● What you should do
From the first line of the data down to and including the line with "from matplotlib.ticker import", copy everything exactly, leaving out pictures.

● Stored data
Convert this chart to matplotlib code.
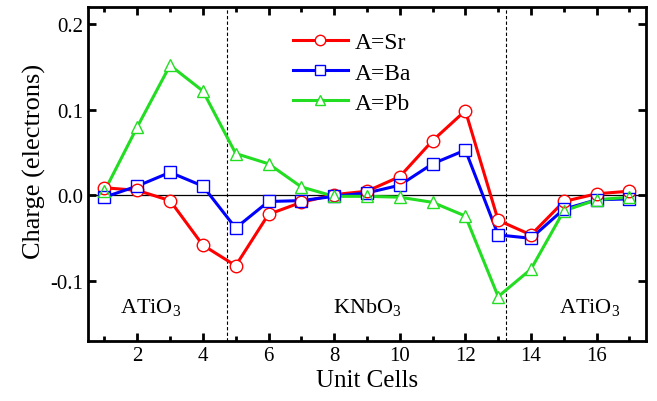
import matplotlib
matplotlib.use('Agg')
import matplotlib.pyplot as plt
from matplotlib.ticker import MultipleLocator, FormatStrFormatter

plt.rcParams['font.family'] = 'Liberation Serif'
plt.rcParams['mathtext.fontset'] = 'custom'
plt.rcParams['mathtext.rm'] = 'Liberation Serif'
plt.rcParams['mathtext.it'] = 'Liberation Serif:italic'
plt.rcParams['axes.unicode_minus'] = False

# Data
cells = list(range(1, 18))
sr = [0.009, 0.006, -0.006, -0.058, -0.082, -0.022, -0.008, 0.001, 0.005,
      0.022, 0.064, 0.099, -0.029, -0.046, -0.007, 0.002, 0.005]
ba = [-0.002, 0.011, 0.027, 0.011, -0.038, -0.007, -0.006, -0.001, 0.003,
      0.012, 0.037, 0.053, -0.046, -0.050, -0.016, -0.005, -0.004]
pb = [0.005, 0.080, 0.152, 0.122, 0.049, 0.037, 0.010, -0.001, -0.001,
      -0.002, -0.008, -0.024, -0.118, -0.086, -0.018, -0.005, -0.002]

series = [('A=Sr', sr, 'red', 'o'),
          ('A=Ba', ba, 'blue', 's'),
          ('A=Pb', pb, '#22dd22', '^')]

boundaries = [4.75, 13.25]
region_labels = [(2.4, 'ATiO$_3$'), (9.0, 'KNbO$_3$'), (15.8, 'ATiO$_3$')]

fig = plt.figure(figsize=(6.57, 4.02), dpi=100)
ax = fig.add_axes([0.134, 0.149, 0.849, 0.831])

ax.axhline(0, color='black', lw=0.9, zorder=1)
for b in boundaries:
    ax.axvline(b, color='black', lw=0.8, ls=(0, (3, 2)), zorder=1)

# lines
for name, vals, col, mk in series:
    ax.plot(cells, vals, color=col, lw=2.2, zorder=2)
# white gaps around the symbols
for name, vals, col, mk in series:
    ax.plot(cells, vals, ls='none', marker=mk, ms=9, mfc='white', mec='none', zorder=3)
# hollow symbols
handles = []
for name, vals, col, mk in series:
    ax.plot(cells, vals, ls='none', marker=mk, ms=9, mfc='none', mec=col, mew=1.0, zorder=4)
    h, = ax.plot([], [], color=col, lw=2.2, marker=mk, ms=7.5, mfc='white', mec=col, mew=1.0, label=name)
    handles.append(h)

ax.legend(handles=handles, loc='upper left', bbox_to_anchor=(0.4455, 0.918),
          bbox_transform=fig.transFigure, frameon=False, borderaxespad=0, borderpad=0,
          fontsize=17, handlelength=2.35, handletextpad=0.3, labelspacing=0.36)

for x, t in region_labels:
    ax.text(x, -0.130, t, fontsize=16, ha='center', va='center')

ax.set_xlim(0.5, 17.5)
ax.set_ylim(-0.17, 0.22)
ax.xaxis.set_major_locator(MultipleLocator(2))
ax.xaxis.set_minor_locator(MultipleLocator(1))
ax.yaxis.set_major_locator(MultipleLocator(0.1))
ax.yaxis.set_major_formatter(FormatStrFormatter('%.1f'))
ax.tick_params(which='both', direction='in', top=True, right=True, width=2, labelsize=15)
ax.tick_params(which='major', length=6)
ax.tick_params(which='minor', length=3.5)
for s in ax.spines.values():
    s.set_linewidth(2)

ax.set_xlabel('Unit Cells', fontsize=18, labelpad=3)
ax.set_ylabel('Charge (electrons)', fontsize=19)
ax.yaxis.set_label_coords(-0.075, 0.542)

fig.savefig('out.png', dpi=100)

● Exercise output
Convert this chart to matplotlib code.
import matplotlib
matplotlib.use('Agg')
import matplotlib.pyplot as plt
from matplotlib.ticker import MultipleLocator, FormatStrFormatter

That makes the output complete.